NASA has completed the final test of the attitude control motor for its Orion spacecraft, which is set to carry astronauts to the moon by 2024 as part of the Artemis project.

“On February 25, NASA successfully tested the attitude control motor (ACM), which is built by Northrop Grumman and provides steering for Orion’s LAS during an abort, at the company’s facility in Elkton, Maryland,” NASA said in a statement. “The 30-second hot fire was the third and final test to qualify the motor for human missions, beginning with Artemis II.

“During the test, eight high-pressure valves directed more than 7,000 pounds of thrust generated by the solid rocket motor in multiple directions while firing at freezing conditions, providing enough force to orient Orion and its crew for a safe landing.”

NASA's Orion capsule during its attitude control motor test.
NASA’s Orion capsule during its attitude control motor test. Northrop Grumman

The ACM is part of the launch abort system, which is the system designed to keep astronauts safe if something goes wrong during launch. The launch abort system has three separate solid rocket motors that perform different functions in the case of an emergency.
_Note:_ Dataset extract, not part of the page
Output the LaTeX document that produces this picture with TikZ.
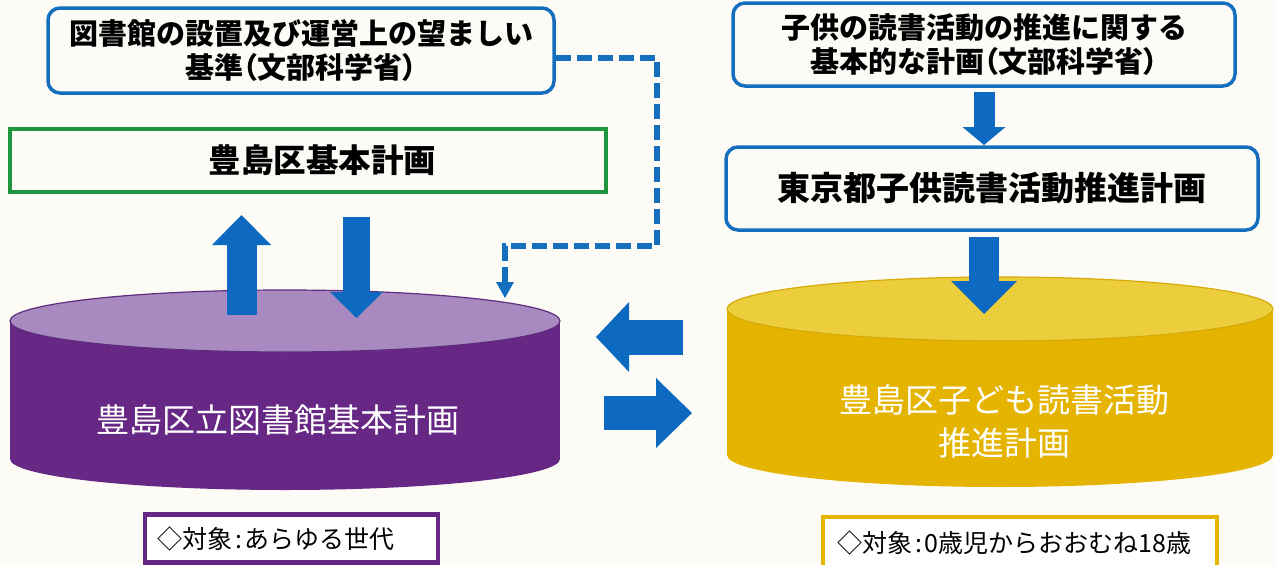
\documentclass[tikz,border=0pt]{standalone}
\usepackage{fontspec}
\setmainfont{Noto Sans CJK JP}
\usetikzlibrary{arrows.meta}
\definecolor{bg}{RGB}{252,251,246}
\definecolor{boxblue}{RGB}{22,110,190}
\definecolor{arrowblue}{RGB}{14,106,192}
\definecolor{boxgreen}{RGB}{30,150,60}
\definecolor{purpbody}{RGB}{102,40,132}
\definecolor{purptop}{RGB}{168,138,192}
\definecolor{purpedge}{RGB}{95,45,125}
\definecolor{yelbody}{RGB}{228,180,0}
\definecolor{yeltop}{RGB}{236,205,60}
\definecolor{yeledge}{RGB}{215,170,10}
\newcommand\plp{{\addfontfeature{RawFeature=+palt}（}}
\newcommand\prp{{\addfontfeature{RawFeature=+palt}）}}
\newcommand\tcolon{\kern3pt:\kern3pt}
\begin{document}
\begin{tikzpicture}[x=1pt,y=-1pt,
  bluebox/.style={draw=boxblue, line width=3.5pt, rounded corners=12pt, align=center, inner sep=0pt},
  greenbox/.style={draw=boxgreen, line width=4pt, align=center, inner sep=0pt},
  titlefont/.style={font=\bfseries\fontsize{29}{34}\selectfont},
  bigfont/.style={font=\bfseries\fontsize{33}{40}\selectfont},
  cyltext/.style={text=white, align=center, font=\fontsize{33}{43}\selectfont},
  labelbox/.style={fill=white, line width=4.5pt, align=left, inner ysep=0pt, font=\fontsize{25}{30}\selectfont},
  barrow/.style n args={3}{draw=arrowblue, line width=#1, -{Triangle[length=#2, width=#3, line width=0pt]}},
  dashconn/.style={draw=boxblue, line width=5.5pt, dash pattern=on 15pt off 6pt, -{Triangle[length=16pt, width=18pt, line width=0pt]}}
]
\useasboundingbox (0,0) rectangle (1275,565);
\fill[bg] (0,0) rectangle (1275,565);

% top-left box
\node[bluebox, titlefont, minimum width=506pt, minimum height=85pt] (tl) at (301,50.5)
  {図書館の設置及び運営上の望ましい\\基準\plp 文部科学省\prp};
% green box
\node[greenbox, minimum width=596pt, minimum height=63pt, font=\bfseries\fontsize{32.5}{38}\selectfont] (plan) at (308,160.5)
  {\hspace*{29pt}豊島区基本計画};
% top-right boxes
\node[bluebox, titlefont, minimum width=502pt, minimum height=83pt] (tr) at (984,44.5)
  {子供の読書活動の推進に関する\\基本的な計画\plp 文部科学省\prp};
\node[bluebox, bigfont, minimum width=532pt, minimum height=83pt] (tokyo) at (992,188.5)
  {東京都子供読書活動推進計画};

% purple cylinder
\fill[purpbody] (10,321) rectangle (560,459);
\fill[purpbody] (285,459) ellipse [x radius=275pt, y radius=31pt];
\filldraw[fill=purptop, draw=purpedge, line width=1.2pt] (285,321) ellipse [x radius=275pt, y radius=31pt];
\node[cyltext] (lib) at (278,420) {豊島区立図書館基本計画};

% yellow cylinder
\fill[yelbody] (727,309) rectangle (1273,455);
\fill[yelbody] (1000,455) ellipse [x radius=273pt, y radius=32pt];
\filldraw[fill=yeltop, draw=yeledge, line width=1.2pt] (1000,309) ellipse [x radius=273pt, y radius=32pt];
\node[cyltext] (kids) at (1004,421.5) {豊島区子ども読書活動\\推進計画};

% bottom labels
\node[labelbox, draw=purpbody, text width=269pt, inner xsep=12pt, minimum height=48pt] (libtarget) at (291.5,538.5)
  {◇対象\tcolon あらゆる世代};
\node[labelbox, draw=yelbody, text width=366pt, inner xsep=14pt, minimum height=52pt] (kidstarget) at (1020,543)
  {◇対象\tcolon 0歳児からおおむね18歳};

% arrow end points
\coordinate (upS) at (241.5,315);
\coordinate (upE) at (241.5,215);
\coordinate (dnS) at (356.5,217);
\coordinate (dnE) at (356.5,318);
\coordinate (trS) at (984,92);
\coordinate (trE) at (984,145);
\coordinate (tkS) at (984,237);
\coordinate (tkE) at (984,314);
\coordinate (lfS) at (683,337);
\coordinate (lfE) at (596,337);
\coordinate (rtS) at (604,413);
\coordinate (rtE) at (692,413);
\coordinate (dsS) at (tl.east |- 0,58);
\coordinate (dsM) at (657,246);
\coordinate (dsE) at (505,298);

\draw[barrow={30pt}{30pt}{59pt}] (upS) -- (upE);
\draw[barrow={27pt}{26pt}{53pt}] (dnS) -- (dnE);
\draw[barrow={21pt}{18pt}{43pt}] (trS) -- (trE);
\draw[barrow={30pt}{33pt}{66pt}] (tkS) -- (tkE);
\draw[barrow={35pt}{33pt}{70pt}] (lfS) -- (lfE);
\draw[barrow={34pt}{36pt}{70pt}] (rtS) -- (rtE);
\draw[dashconn] (dsS) -| (dsM) -| (dsE);
\end{tikzpicture}
\end{document}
Firstly, there is the abort motor which propels the module containing the crew away from the launch vehicle, so that the crew can be moved safely away from the rocket if it looks like a problem could cause it to explore. Secondly, the attitude control motor, which is what was tested recently, steers the capsule to safety once it has been ejected and orients it to the right way up. Thirdly, the jettison motor is responsible for moving the entire system away from the spacecraft before the parachute is deployed to gently slow the capsule and allow it to land safely.

This is the latest in a series of safety tests performed on the launch abort system. In July last year, NASA completed an ascent abort test in which the motor systems were tested at an altitude of 31,000 feet. Other previous successful tests include a test of the propulsion systems which involved firing the engines for 12 minutes.

Before the abort motor can be approved for use in a crewed system, it must complete one more test. Then it should be ready for use in a project launch in 2021.